Печальны были проводы Евдокии. Особенно горевала больная мать и, прижимая к себе Евдокию, все повторяла, что не увидит больше своей Дуни…
Дуня и сама не могла удержаться
Разнородные чувства волновали молодую женщину, когда, наконец, поезд увозил ее из Петербурга.
XIX
ЭПИЛОГ
Прошел год.
Прелестное весеннее утро занялось над роскошным уголком южной Швейцарии, живописно ютившимся у лазурных вод Лемана, под защитой нависших над ним островерхих пушистых альпийских отрогов.
Среди торжественной тишины и безмолвия распускавшегося утра, в одном из балконов отеля тихо скрипнули двери, и на балкон вышел в сером полухалате его превосходительство, Сергей Александрович Кривский.
Полной грудью вдыхал высокий старик чудный горный воздух, полный острой свежести и аромата, невольно любуясь с высоты балкона открывшейся перед ним картиной, ласкающей взор.
Длинными переливами всех цветов радуги сверкали перед ним горы. Под лучами подымавшегося солнца ослепительным блеском сияли белоснежные макушки высоких альпийских «зубов», и между ними Dent de Midi [41] сиял как-то особенно торжественно и ярко, прикрытый наполовину медленно ползущим вверх бело-молочным облаком. Внизу, на склоне, лепился Монтре, а далее, еще ниже, среди яркой молодой листвы высоких тополей, акаций, платанов и лавров, прорезываемой темной зеленью кипарисов, по голубому фону озера тянулась белая лента домов, гостиниц, пансионов и вилл, заканчиваясь темным пятном мрачного Шильона, купавшегося в воде. Гладь озера казалась сверху восхитительной голубой дымкой, нежно лизавшей высокие отвесные подножия гор противуположного берега, который в прозрачной атмосфере казался совсем близким…
41
Южный пик (франц.).
Было как-то торжественно тихо и безмолвно.

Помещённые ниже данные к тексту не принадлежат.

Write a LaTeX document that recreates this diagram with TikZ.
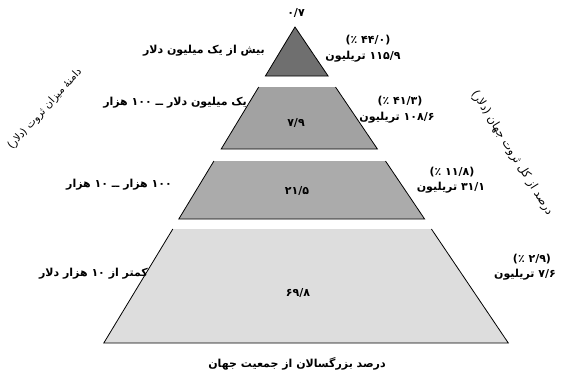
\documentclass[tikz,border=0pt]{standalone}
\usepackage{fontspec}
\TeXXeTstate=1
\newfontfamily\fa[Script=Arabic]{DejaVu Sans}
\definecolor{bandA}{HTML}{6F6F6F}
\definecolor{bandB}{HTML}{A2A2A2}
\definecolor{bandC}{HTML}{ABABAB}
\definecolor{bandD}{HTML}{DDDDDD}
\begin{document}
\begin{tikzpicture}[x=1pt,y=-1pt,
  lab/.style={font=\fa\bfseries\fontsize{11}{13}\selectfont, inner sep=0pt},
  axislab/.style={font=\fa\fontsize{10.5}{12}\selectfont, inner sep=0pt},
  edgeline/.style={line width=0.8pt, line join=miter}]
\useasboundingbox (0,0) rectangle (562,373);
% bands
\fill[bandA] (295,27) -- (265.4,76) -- (328.1,76) -- cycle;
\draw[edgeline] (295,27) -- (265.4,76) -- (328.1,76) -- cycle;
\fill[bandB] (258.7,87) -- (221.2,149) -- (377.4,149) -- (335.5,87) -- cycle;
\draw[edgeline] (258.7,87) -- (221.2,149) -- (377.4,149) -- (335.5,87);
\fill[bandC] (213.9,161) -- (178.8,219) -- (424.6,219) -- (385.5,161) -- cycle;
\draw[edgeline] (213.9,161) -- (178.8,219) -- (424.6,219) -- (385.5,161);
\fill[bandD] (172.8,229) -- (103.8,343) -- (508.3,343) -- (431.4,229) -- cycle;
\draw[edgeline] (172.8,229) -- (103.8,343) -- (508.3,343) -- (431.4,229);
% top value
\node[lab] (topval) at (296,13) {۰/۷};
% band 1
\node[lab, anchor=east] (l1) at (265,51) {\beginR بیش از یک میلیون دلار\endR};
\node[lab] (p1) at (368,40) {\beginR(۴۴/۰ ٪)\endR};
\node[lab] (v1) at (363,57) {\beginR ۱۱۵/۹ تریلیون\endR};
% band 2
\node[lab, anchor=east] (l2) at (247,103) {\beginR یک میلیون دلار ــ ۱۰۰ هزار\endR};
\node[lab] (c2) at (296,123) {۷/۹};
\node[lab] (p2) at (400,101) {\beginR(۴۱/۳ ٪)\endR};
\node[lab] (v2) at (397,118) {\beginR ۱۰۸/۶ تریلیون\endR};
% band 3
\node[lab, anchor=east] (l3) at (172,185) {\beginR ۱۰۰ هزار ــ ۱۰ هزار\endR};
\node[lab] (c3) at (297,191) {۲۱/۵};
\node[lab] (p3) at (452,172) {\beginR(۱۱/۸ ٪)\endR};
\node[lab] (v3) at (451,188) {\beginR ۳۱/۱ تریلیون\endR};
% band 4
\node[lab, anchor=east] (l4) at (148,274) {\beginR کمتر از ۱۰ هزار دلار\endR};
\node[lab] (c4) at (298,293) {۶۹/۸};
\node[lab] (p4) at (532,259) {\beginR(۲/۹ ٪)\endR};
\node[lab] (v4) at (525,275) {\beginR ۷/۶ تریلیون\endR};
% axis labels
\node[lab] (bottom) at (297,364) {\beginR درصد بزرگسالان از جمعیت جهان\endR};
\node[axislab, rotate=48] (leftaxis) at (45,109) {\beginR دامنهٔ میزان ثروت (دلار)\endR};
\node[axislab, font=\fa\fontsize{11.5}{13}\selectfont, rotate=-58] (rightaxis) at (512,153) {\beginR درصد از کل ثروت جهان (دلار)\endR};
\end{tikzpicture}
\end{document}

Его превосходительство задумчиво любовался утром и долго не мог оторваться. Со всех сторон открывались новые виды, и глаз невольно приковывался к мягким сочетаниям всевозможных цветов, являвшихся под золотистыми лучами ослепительного солнца, сверкающего на высоком лазурном небосклоне.
Старик наконец ушел с балкона и, по обыкновению, присел к столу оканчивать новую меморию [42] , которую его превосходительство писал для спасения России.
42
Записку (от лат. memoria — запись для памяти).
На чужбине, вдали от родины, его превосходительству еще яснее представилось, что Россия идет к неминуемой гибели, и он все еще про себя таил надежду получить от его светлости короткую телеграмму: «Приезжайте немедленно!» Время было горячее. Подымался призрак Восточной войны… Нужны опытные, дальновидные люди, способные подать совет, а он, он, как Прометей, прикован к Альпам, всеми забытый, переживавший тяжелое личное горе, угрюмый, желчный, с замиранием сердца читавший новые назначения, появлявшиеся в «Journal de S.-Petersbourg».